_Work to complete_: Leave out the pictures and repeat the rest of the material exactly.

_Record excerpts_:
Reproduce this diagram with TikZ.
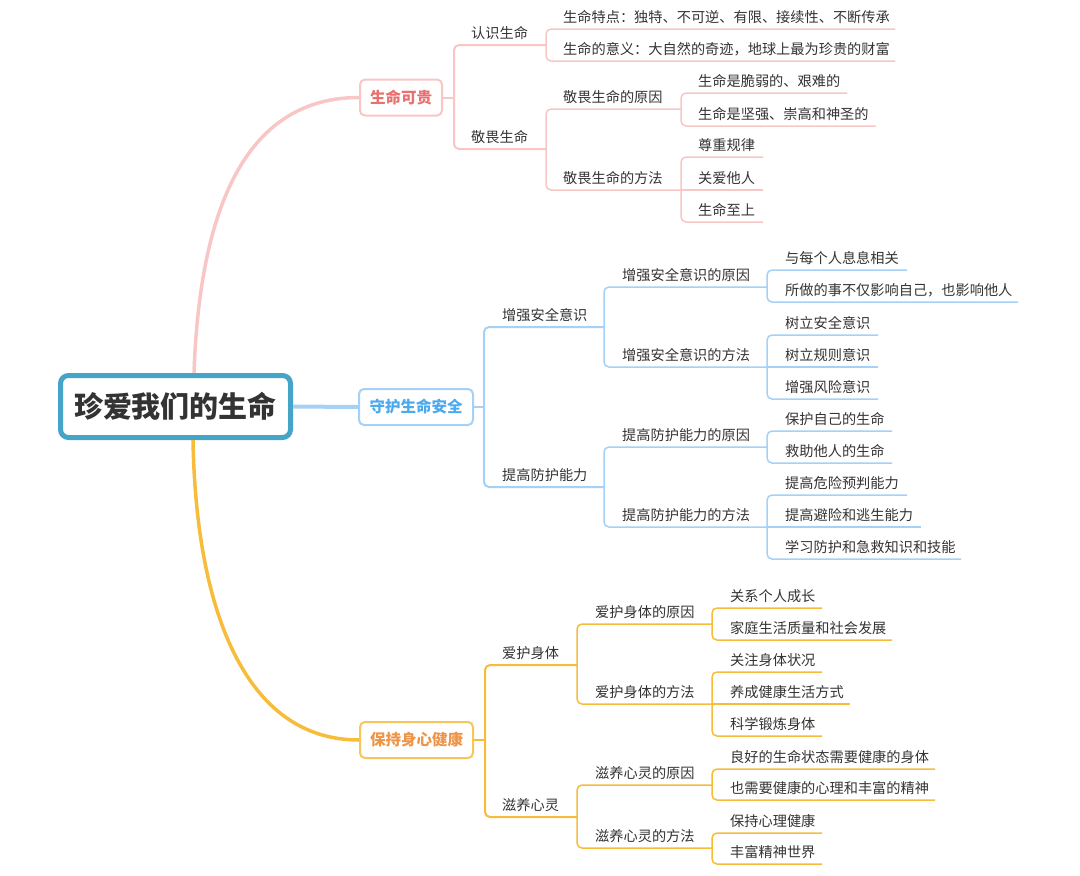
\documentclass[tikz,border=0pt]{standalone}
\usepackage{fontspec}
\setmainfont{Noto Sans CJK SC}
\definecolor{txt}{HTML}{333333}
\definecolor{rootc}{HTML}{45A5C9}
\definecolor{pinkl}{HTML}{F9C6C6}
\definecolor{pinkt}{HTML}{E8706E}
\definecolor{bluel}{HTML}{A6D1F6}
\definecolor{bluet}{HTML}{4BA9EE}
\definecolor{orgl}{HTML}{F6BC3A}
\definecolor{orgt}{HTML}{EE9448}
\newcommand\mmk[6]{\node[lbl,anchor=base west] (#1) at (#3,#4-6.5) {#6}; \coordinate (#1-e) at (#5,#4);}
\begin{document}
\begin{tikzpicture}[x=1pt,y=-1pt,
  lbl/.style={font=\fontsize{14.2}{17}\selectfont, text=txt, inner sep=0pt},
  mainbox/.style={draw, fill=white, rounded corners=5pt, line width=2pt, minimum height=36pt, inner sep=0pt, font=\bfseries\fontsize{15.5}{18}\selectfont},
  pk/.style={draw=pinkl, line width=1.5pt, rounded corners=5pt},
  pk2/.style={pk, line width=2pt},
  bl/.style={draw=bluel, line width=1.5pt, rounded corners=5pt},
  bl2/.style={bl, line width=2pt},
  og/.style={draw=orgl, line width=1.5pt, rounded corners=5pt},
  og2/.style={og, line width=2pt}]
\useasboundingbox (0,0) rectangle (1080,876);

% root
\node[draw=rootc, line width=5pt, rounded corners=8pt, minimum width=230pt, minimum height=62pt, inner sep=0pt, text=txt, font=\bfseries\fontsize{29}{34}\selectfont] (root) at (175.5,406.5) {珍爱我们的生命};

% main boxes
\node[mainbox, draw=pinkl, text=pinkt, minimum width=82pt] (P) at (401,97.5) {生命可贵};
\node[mainbox, draw=bluel, text=bluet, minimum width=114pt] (B) at (416,407) {守护生命安全};
\node[mainbox, draw=orgl!85, text=orgt, minimum width=113pt] (O) at (416.5,740) {保持身心健康};

% main connectors
\draw[pinkl, line width=3.5pt] ([xshift=18.5pt]root.north) .. controls (200,200) and (250,97.5) .. (P.west);
\draw[bluel, line width=4pt] (root.east) -- (B.west);
\draw[orgl, line width=3.5pt] ([xshift=17.5pt]root.south) .. controls (196,610) and (245,740) .. (O.west);

% ---------------- pink branch
\coordinate (P-e) at (454,97.5);
\mmk{p1}{}{471}{45}{546}{认识生命}
\mmk{p11}{}{563}{29}{895}{生命特点：独特、不可逆、有限、接续性、不断传承}
\mmk{p12}{}{563}{61}{895}{生命的意义：大自然的奇迹，地球上最为珍贵的财富}
\mmk{p2}{}{471}{149}{546}{敬畏生命}
\mmk{p21}{}{563}{109}{681}{敬畏生命的原因}
\mmk{p211}{}{698}{93}{847}{生命是脆弱的、艰难的}
\mmk{p212}{}{698}{126}{876}{生命是坚强、崇高和神圣的}
\mmk{p22}{}{563}{190}{681}{敬畏生命的方法}
\mmk{p221}{}{698}{157}{763}{尊重规律}
\mmk{p222}{}{698}{190}{763}{关爱他人}
\mmk{p223}{}{698}{222}{763}{生命至上}
\draw[pk2] (P.east) -- (P-e);
\draw[pk2] (P-e) |- (p1-e);
\draw[pk2] (P-e) |- (p2-e);
\draw[pk] (p1-e) |- (p11-e);
\draw[pk] (p1-e) |- (p12-e);
\draw[pk] (p2-e) |- (p21-e);
\draw[pk] (p2-e) |- (p22-e);
\draw[pk] (p21-e) |- (p211-e);
\draw[pk] (p21-e) |- (p212-e);
\draw[pk] (p22-e) |- (p221-e);
\draw[pk] (p22-e) -- (p222-e);
\draw[pk] (p22-e) |- (p223-e);

% ---------------- blue branch
\coordinate (B-e) at (484,407);
\mmk{b1}{}{502}{327}{604}{增强安全意识}
\mmk{b11}{}{622}{287}{767}{增强安全意识的原因}
\mmk{b111}{}{785}{270}{907}{与每个人息息相关}
\mmk{b112}{}{785}{302}{1018}{所做的事不仅影响自己，也影响他人}
\mmk{b12}{}{622}{367}{767}{增强安全意识的方法}
\mmk{b121}{}{785}{335}{878}{树立安全意识}
\mmk{b122}{}{785}{367}{878}{树立规则意识}
\mmk{b123}{}{785}{399}{878}{增强风险意识}
\mmk{b2}{}{502}{487}{604}{提高防护能力}
\mmk{b21}{}{622}{447}{767}{提高防护能力的原因}
\mmk{b211}{}{785}{431}{892}{保护自己的生命}
\mmk{b212}{}{785}{463}{892}{救助他人的生命}
\mmk{b22}{}{622}{527}{767}{提高防护能力的方法}
\mmk{b221}{}{785}{495}{907}{提高危险预判能力}
\mmk{b222}{}{785}{527}{921}{提高避险和逃生能力}
\mmk{b223}{}{785}{559}{961}{学习防护和急救知识和技能}
\draw[bl2] (B.east) -- (B-e);
\draw[bl2] (B-e) |- (b1-e);
\draw[bl2] (B-e) |- (b2-e);
\draw[bl] (b1-e) |- (b11-e);
\draw[bl] (b1-e) |- (b12-e);
\draw[bl] (b11-e) |- (b111-e);
\draw[bl] (b11-e) |- (b112-e);
\draw[bl] (b12-e) |- (b121-e);
\draw[bl] (b12-e) -- (b122-e);
\draw[bl] (b12-e) |- (b123-e);
\draw[bl] (b2-e) |- (b21-e);
\draw[bl] (b2-e) |- (b22-e);
\draw[bl] (b21-e) |- (b211-e);
\draw[bl] (b21-e) |- (b212-e);
\draw[bl] (b22-e) |- (b221-e);
\draw[bl] (b22-e) -- (b222-e);
\draw[bl] (b22-e) |- (b223-e);

% ---------------- orange branch
\coordinate (O-e) at (485,740);
\mmk{o1}{}{502}{665}{577}{爱护身体}
\mmk{o11}{}{595}{624}{712}{爱护身体的原因}
\mmk{o111}{}{730}{608}{822}{关系个人成长}
\mmk{o112}{}{730}{640}{892}{家庭生活质量和社会发展}
\mmk{o12}{}{595}{704}{712}{爱护身体的方法}
\mmk{o121}{}{730}{672}{822}{关注身体状况}
\mmk{o122}{}{730}{704}{850}{养成健康生活方式}
\mmk{o123}{}{730}{736}{822}{科学锻炼身体}
\mmk{o2}{}{502}{817}{577}{滋养心灵}
\mmk{o21}{}{595}{785}{712}{滋养心灵的原因}
\mmk{o211}{}{730}{769}{935}{良好的生命状态需要健康的身体}
\mmk{o212}{}{730}{800}{935}{也需要健康的心理和丰富的精神}
\mmk{o22}{}{595}{848}{712}{滋养心灵的方法}
\mmk{o221}{}{730}{833}{822}{保持心理健康}
\mmk{o222}{}{730}{864}{822}{丰富精神世界}
\draw[og2] (O.east) -- (O-e);
\draw[og2] (O-e) |- (o1-e);
\draw[og2] (O-e) |- (o2-e);
\draw[og] (o1-e) |- (o11-e);
\draw[og] (o1-e) |- (o12-e);
\draw[og] (o11-e) |- (o111-e);
\draw[og] (o11-e) |- (o112-e);
\draw[og] (o12-e) |- (o121-e);
\draw[og] (o12-e) -- (o122-e);
\draw[og] (o12-e) |- (o123-e);
\draw[og] (o2-e) |- (o21-e);
\draw[og] (o2-e) |- (o22-e);
\draw[og] (o21-e) |- (o211-e);
\draw[og] (o21-e) |- (o212-e);
\draw[og] (o22-e) |- (o221-e);
\draw[og] (o22-e) |- (o222-e);
\end{tikzpicture}
\end{document}
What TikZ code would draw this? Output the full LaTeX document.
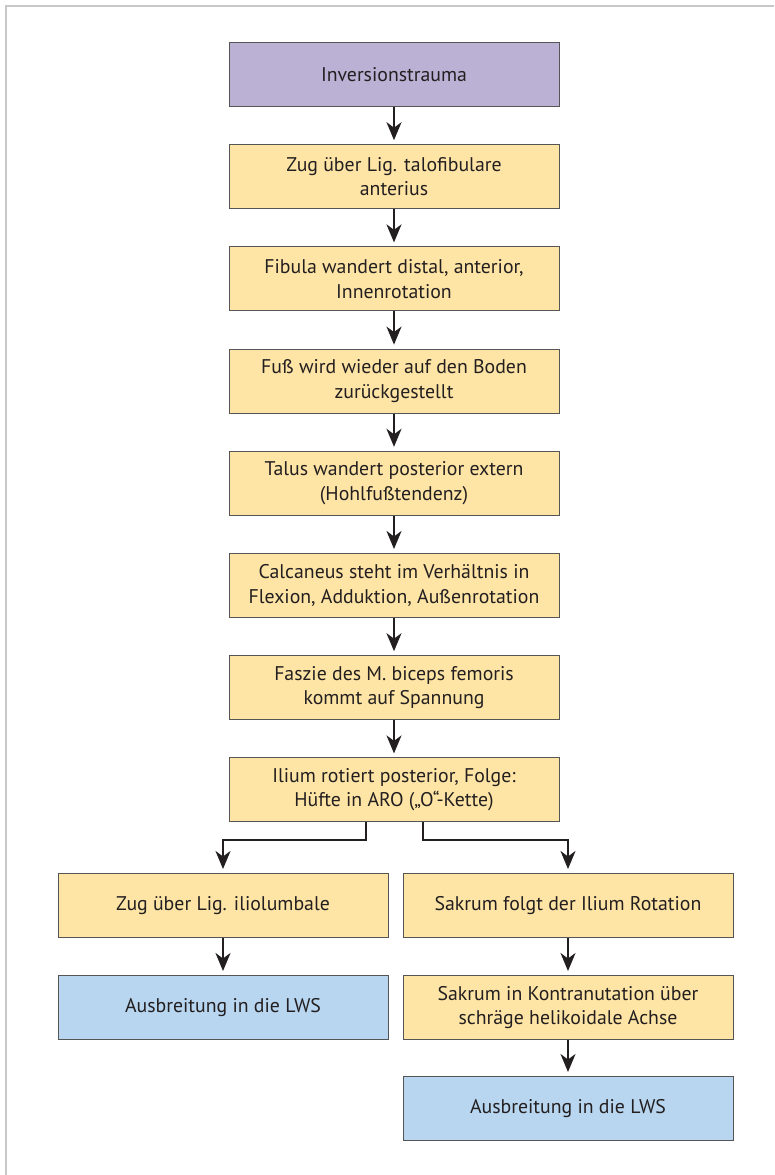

_Result for this task_:
Reproduce this diagram with TikZ.
\documentclass[tikz,border=0pt]{standalone}
\usepackage{fontspec}
\setmainfont{Noto Sans CJK SC}
\definecolor{txt}{HTML}{333333}
\definecolor{rootc}{HTML}{45A5C9}
\definecolor{pinkl}{HTML}{F9C6C6}
\definecolor{pinkt}{HTML}{E8706E}
\definecolor{bluel}{HTML}{A6D1F6}
\definecolor{bluet}{HTML}{4BA9EE}
\definecolor{orgl}{HTML}{F6BC3A}
\definecolor{orgt}{HTML}{EE9448}
\newcommand\mmk[6]{\node[lbl,anchor=base west] (#1) at (#3,#4-6.5) {#6}; \coordinate (#1-e) at (#5,#4);}
\begin{document}
\begin{tikzpicture}[x=1pt,y=-1pt,
  lbl/.style={font=\fontsize{14.2}{17}\selectfont, text=txt, inner sep=0pt},
  mainbox/.style={draw, fill=white, rounded corners=5pt, line width=2pt, minimum height=36pt, inner sep=0pt, font=\bfseries\fontsize{15.5}{18}\selectfont},
  pk/.style={draw=pinkl, line width=1.5pt, rounded corners=5pt},
  pk2/.style={pk, line width=2pt},
  bl/.style={draw=bluel, line width=1.5pt, rounded corners=5pt},
  bl2/.style={bl, line width=2pt},
  og/.style={draw=orgl, line width=1.5pt, rounded corners=5pt},
  og2/.style={og, line width=2pt}]
\useasboundingbox (0,0) rectangle (1080,876);

% root
\node[draw=rootc, line width=5pt, rounded corners=8pt, minimum width=230pt, minimum height=62pt, inner sep=0pt, text=txt, font=\bfseries\fontsize{29}{34}\selectfont] (root) at (175.5,406.5) {珍爱我们的生命};

% main boxes
\node[mainbox, draw=pinkl, text=pinkt, minimum width=82pt] (P) at (401,97.5) {生命可贵};
\node[mainbox, draw=bluel, text=bluet, minimum width=114pt] (B) at (416,407) {守护生命安全};
\node[mainbox, draw=orgl!85, text=orgt, minimum width=113pt] (O) at (416.5,740) {保持身心健康};

% main connectors
\draw[pinkl, line width=3.5pt] ([xshift=18.5pt]root.north) .. controls (200,200) and (250,97.5) .. (P.west);
\draw[bluel, line width=4pt] (root.east) -- (B.west);
\draw[orgl, line width=3.5pt] ([xshift=17.5pt]root.south) .. controls (196,610) and (245,740) .. (O.west);

% ---------------- pink branch
\coordinate (P-e) at (454,97.5);
\mmk{p1}{}{471}{45}{546}{认识生命}
\mmk{p11}{}{563}{29}{895}{生命特点：独特、不可逆、有限、接续性、不断传承}
\mmk{p12}{}{563}{61}{895}{生命的意义：大自然的奇迹，地球上最为珍贵的财富}
\mmk{p2}{}{471}{149}{546}{敬畏生命}
\mmk{p21}{}{563}{109}{681}{敬畏生命的原因}
\mmk{p211}{}{698}{93}{847}{生命是脆弱的、艰难的}
\mmk{p212}{}{698}{126}{876}{生命是坚强、崇高和神圣的}
\mmk{p22}{}{563}{190}{681}{敬畏生命的方法}
\mmk{p221}{}{698}{157}{763}{尊重规律}
\mmk{p222}{}{698}{190}{763}{关爱他人}
\mmk{p223}{}{698}{222}{763}{生命至上}
\draw[pk2] (P.east) -- (P-e);
\draw[pk2] (P-e) |- (p1-e);
\draw[pk2] (P-e) |- (p2-e);
\draw[pk] (p1-e) |- (p11-e);
\draw[pk] (p1-e) |- (p12-e);
\draw[pk] (p2-e) |- (p21-e);
\draw[pk] (p2-e) |- (p22-e);
\draw[pk] (p21-e) |- (p211-e);
\draw[pk] (p21-e) |- (p212-e);
\draw[pk] (p22-e) |- (p221-e);
\draw[pk] (p22-e) -- (p222-e);
\draw[pk] (p22-e) |- (p223-e);

% ---------------- blue branch
\coordinate (B-e) at (484,407);
\mmk{b1}{}{502}{327}{604}{增强安全意识}
\mmk{b11}{}{622}{287}{767}{增强安全意识的原因}
\mmk{b111}{}{785}{270}{907}{与每个人息息相关}
\mmk{b112}{}{785}{302}{1018}{所做的事不仅影响自己，也影响他人}
\mmk{b12}{}{622}{367}{767}{增强安全意识的方法}
\mmk{b121}{}{785}{335}{878}{树立安全意识}
\mmk{b122}{}{785}{367}{878}{树立规则意识}
\mmk{b123}{}{785}{399}{878}{增强风险意识}
\mmk{b2}{}{502}{487}{604}{提高防护能力}
\mmk{b21}{}{622}{447}{767}{提高防护能力的原因}
\mmk{b211}{}{785}{431}{892}{保护自己的生命}
\mmk{b212}{}{785}{463}{892}{救助他人的生命}
\mmk{b22}{}{622}{527}{767}{提高防护能力的方法}
\mmk{b221}{}{785}{495}{907}{提高危险预判能力}
\mmk{b222}{}{785}{527}{921}{提高避险和逃生能力}
\mmk{b223}{}{785}{559}{961}{学习防护和急救知识和技能}
\draw[bl2] (B.east) -- (B-e);
\draw[bl2] (B-e) |- (b1-e);
\draw[bl2] (B-e) |- (b2-e);
\draw[bl] (b1-e) |- (b11-e);
\draw[bl] (b1-e) |- (b12-e);
\draw[bl] (b11-e) |- (b111-e);
\draw[bl] (b11-e) |- (b112-e);
\draw[bl] (b12-e) |- (b121-e);
\draw[bl] (b12-e) -- (b122-e);
\draw[bl] (b12-e) |- (b123-e);
\draw[bl] (b2-e) |- (b21-e);
\draw[bl] (b2-e) |- (b22-e);
\draw[bl] (b21-e) |- (b211-e);
\draw[bl] (b21-e) |- (b212-e);
\draw[bl] (b22-e) |- (b221-e);
\draw[bl] (b22-e) -- (b222-e);
\draw[bl] (b22-e) |- (b223-e);

% ---------------- orange branch
\coordinate (O-e) at (485,740);
\mmk{o1}{}{502}{665}{577}{爱护身体}
\mmk{o11}{}{595}{624}{712}{爱护身体的原因}
\mmk{o111}{}{730}{608}{822}{关系个人成长}
\mmk{o112}{}{730}{640}{892}{家庭生活质量和社会发展}
\mmk{o12}{}{595}{704}{712}{爱护身体的方法}
\mmk{o121}{}{730}{672}{822}{关注身体状况}
\mmk{o122}{}{730}{704}{850}{养成健康生活方式}
\mmk{o123}{}{730}{736}{822}{科学锻炼身体}
\mmk{o2}{}{502}{817}{577}{滋养心灵}
\mmk{o21}{}{595}{785}{712}{滋养心灵的原因}
\mmk{o211}{}{730}{769}{935}{良好的生命状态需要健康的身体}
\mmk{o212}{}{730}{800}{935}{也需要健康的心理和丰富的精神}
\mmk{o22}{}{595}{848}{712}{滋养心灵的方法}
\mmk{o221}{}{730}{833}{822}{保持心理健康}
\mmk{o222}{}{730}{864}{822}{丰富精神世界}
\draw[og2] (O.east) -- (O-e);
\draw[og2] (O-e) |- (o1-e);
\draw[og2] (O-e) |- (o2-e);
\draw[og] (o1-e) |- (o11-e);
\draw[og] (o1-e) |- (o12-e);
\draw[og] (o11-e) |- (o111-e);
\draw[og] (o11-e) |- (o112-e);
\draw[og] (o12-e) |- (o121-e);
\draw[og] (o12-e) -- (o122-e);
\draw[og] (o12-e) |- (o123-e);
\draw[og] (o2-e) |- (o21-e);
\draw[og] (o2-e) |- (o22-e);
\draw[og] (o21-e) |- (o211-e);
\draw[og] (o21-e) |- (o212-e);
\draw[og] (o22-e) |- (o221-e);
\draw[og] (o22-e) |- (o222-e);
\end{tikzpicture}
\end{document}
What TikZ code would draw this? Output the full LaTeX document.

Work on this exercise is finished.